Formalized math: dream vs reality

(Disclaimer: this post is intended as an enthusiastic introduction to a topic I knew absolutely nothing about till yesterday. Correct me harshly as needed.)

We programmers like to instantly pigeonhole problems as “trivial” and “impossible”. The AI-Box has been proposed as candidate for the simplest “impossible” problem. Today I’d like to talk about a genuinely hard problem that many people quickly file as “trivial”: formalizing mathematics. Not as in, teach the computer to devise and prove novel conjectures. More like, type in a proof for some simple mathematical fact, e.g. the irrationality of the square root of 2, and get the computer to verify it.

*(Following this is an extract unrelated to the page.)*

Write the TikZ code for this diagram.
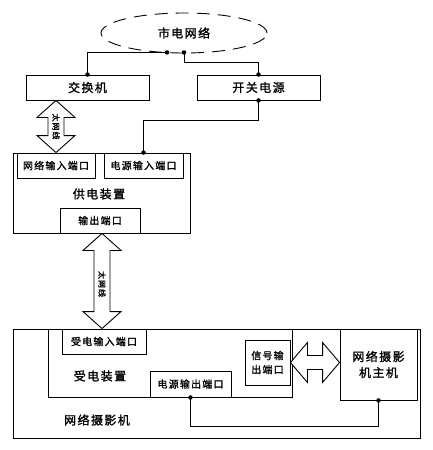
\documentclass[tikz,border=0pt]{standalone}
\usepackage{fontspec}
\newfontfamily\cjk{Noto Sans CJK SC}[LetterSpace=12, AutoFakeBold=1.2]
\usetikzlibrary{positioning, calc, shapes.geometric}

\tikzset{
  box/.style={draw, line width=0.9pt, inner sep=0pt, align=center, font=\cjk\bfseries\fontsize{12}{16}\selectfont},
  port/.style={box, minimum height=25pt, font=\cjk\bfseries\fontsize{10}{14}\selectfont},
  title/.style={font=\cjk\bfseries\fontsize{12}{16}\selectfont},
  wire/.style={line width=0.9pt},
  junction/.style={circle, fill, inner sep=0pt, minimum size=4.5pt},
  cable/.style={font=\cjk\bfseries\fontsize{8}{9}\selectfont, rotate=-90, inner sep=0pt}
}

% vertical double arrow between two points
\newcommand{\vdarrow}[2]{%
  \draw[wire, fill=white] let \p1=(#1), \p2=(#2) in
    (\p1) -- (\x1+19pt,\y1-17pt) -- (\x1+8pt,\y1-17pt) -- (\x1+8pt,\y2+17pt)
    -- (\x1+19pt,\y2+17pt) -- (\x1,\y2) -- (\x1-19pt,\y2+17pt) -- (\x1-8pt,\y2+17pt)
    -- (\x1-8pt,\y1-17pt) -- (\x1-19pt,\y1-17pt) -- cycle;}
% horizontal double arrow between two points
\newcommand{\hdarrow}[2]{%
  \draw[wire, fill=white] let \p1=(#1), \p2=(#2) in
    (\p1) -- (\x1+17pt,\y1+20pt) -- (\x1+17pt,\y1+7pt) -- (\x2-17pt,\y1+7pt)
    -- (\x2-17pt,\y1+20pt) -- (\x2,\y1) -- (\x2-17pt,\y1-20pt) -- (\x2-17pt,\y1-7pt)
    -- (\x1+17pt,\y1-7pt) -- (\x1+17pt,\y1-20pt) -- cycle;}

\begin{document}
\begin{tikzpicture}[x=1pt, y=-1pt]
\useasboundingbox (0,0) rectangle (432,450);

% mains grid
\node[ellipse, draw, dash pattern=on 13pt off 8pt, line width=0.9pt,
  minimum width=166pt, minimum height=40pt, title] (grid) at (184,33) {市电网络};
\coordinate (tapsw) at ($(grid.south)+(-17,-1)$);
\coordinate (tappsu) at ($(grid.south)+(0,-1)$);

% switch and power supply
\node[box, minimum width=123pt, minimum height=25pt] (sw) at (87.5,87.5) {交换机};
\node[box, minimum width=123pt, minimum height=25pt] (psu) at (258.5,87.5) {开关电源};

% power sourcing device
\node[box, minimum width=177pt, minimum height=80pt] (pse) at (101.5,193) {};
\node[title] at (99,194) {供电装置};
\node[port, minimum width=78pt] (netin) at (56,165.5) {网络输入端口};
\node[port, minimum width=79pt] (pwrin) at (143.5,165.5) {电源输入端口};
\node[port, minimum width=80pt] (out) at (100,220.5) {输出端口};

% network camera
\node[box, minimum width=407pt, minimum height=109pt] (cam) at (216.5,383.5) {};
\node[title] at (97,420) {网络摄影机};
\node[box, minimum width=244pt, minimum height=68pt] (pd) at (170,363) {};
\node[title] at (100,376) {受电装置};
\node[port, minimum width=84pt] (pdin) at (104,341.5) {受电输入端口};
\node[port, minimum width=81pt, minimum height=26pt] (pwrout) at (190.5,384) {电源输出端口};
\node[port, minimum width=45pt, minimum height=45pt] (sigout) at (267.5,362.5) {信号输\\出端口};
\node[box, minimum width=77pt, minimum height=71pt] (host) at (378.5,364.5) {网络摄影\\机主机};

% wiring
\draw[wire] (tapsw) -| (sw.north);
\draw[wire] (tappsu) -- ++(0,10) -| (psu.north);
\draw[wire] (psu.south) -- ++(0,20) -| (pwrin.north);
\draw[wire] (pwrout.south) -- ++(0,29) -| (host.south);
\foreach \p in {tapsw, tappsu, sw.north, psu.north, psu.south, pwrin.north, pwrout.south, host.south}
  \node[junction] at (\p) {};

% cables
\vdarrow{sw.south -| netin.north}{netin.north}
\node[cable] at ($(sw.south -| netin.north)!0.5!(netin.north)$) {太网线};
\coordinate (lantop) at ($(out.south)+(2,0)$);
\vdarrow{lantop}{lantop |- cam.north}
\node[cable] at ($(lantop)!0.5!(lantop |- cam.north)+(0,3)$) {太网线};
\hdarrow{sigout.east}{host.west |- sigout.east}
\end{tikzpicture}
\end{document}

Now, if you’re unfamiliar with the entire field, what’s your best guess as to the length of the proof? I’ll grant you the generous assumption that the verifier already has an extensive library of axioms, lemmas and theorems in elementary math, just not this particular fact. Can you do it in one line? Two lines? (Here’s a one-liner for humans: when p/​q is in lowest terms, p2/​q2 is also in lowest terms and hence cannot reduce to 2.)

While knowledgeable readers chuckle to themselves and the rest frantically calibrate, I will take a moment to talk about the dream...

Since the cutting edge of math will obviously always outrun any codification effort, why formalize proofs at all? Robert S. Boyer (of Boyer-Moore fame) spelled out his vision of the benefits in the QED Manifesto in 1993: briefly, a machine-checkable repository of humanity’s mathematical knowledge could help math progress in all sorts of interesting ways, from educating kids to publishing novel results. It would be like a good twin of Cyc where the promises actually make sense.

But there could be more than that. If you’re a programmer like me, what word first comes to your mind upon imagining such a repository? Duh, “refactoring”. Our industry has a long and successful history of using tools for automated refactorings, mechanically identifying opportunities to extract common code and then shove it around with guaranteed conservation of program behavior. Judging from our experiences in shortening large ad-hoc codebases, this could imply a radical simplification in all areas of math at once!

Import Group Theory. Analyze. Duplicate Code Spotted: 119 Instances. Extract? Yes or No.

...Or so goes the dream.

You ready with that estimate? Here’s a page comparing formal proofs that sqrt(2) is irrational for 17 different proof checkers. The typical short proof (e.g. Mizar) runs about a page long, but a lot of its complexity is hidden in innocent-looking “by” clauses or “tactics” that are, in effect, calls to a sophisticated formula-matching algorithm “prove this from that”, so you can’t exactly verify this kind of proof by hand the way the software does it. The more explicit proofs are many times longer. And yes, all of those were allowed to use the verifiers’ standard libraries, weighing in at several megabytes in some cases.

Things aren’t so gloomy. We haven’t won, but we’re making definite progress. We don’t have Atiyah-Singer yet, but the Prime number theorem is done and so is the Jordan curve, so the world’s formalized math knowledge already contains proofs I can’t recite offhand. Still, the situation looks as if a few wannabe AI researchers could substantially help humanity by putting their mind to the proof-encoding problem instead; it’s obviously much easier than general AI, but lies in the same rough direction.

In conclusion, ponder this: human beings have no evolutionary reason to be good at math. (As opposed to, say, hunting or deceiving each other.) Chances are that, on an absolute scale, we suck about as hard as it’s possible to suck and still be called “mathematicians”: what do you mean, you can’t do 32-bit multiplication in your head? It’s still quite conceivable that a relatively dumb prune-search program, not your ominous paperclipper, can beat humans at math as decisively as they beat us at chess.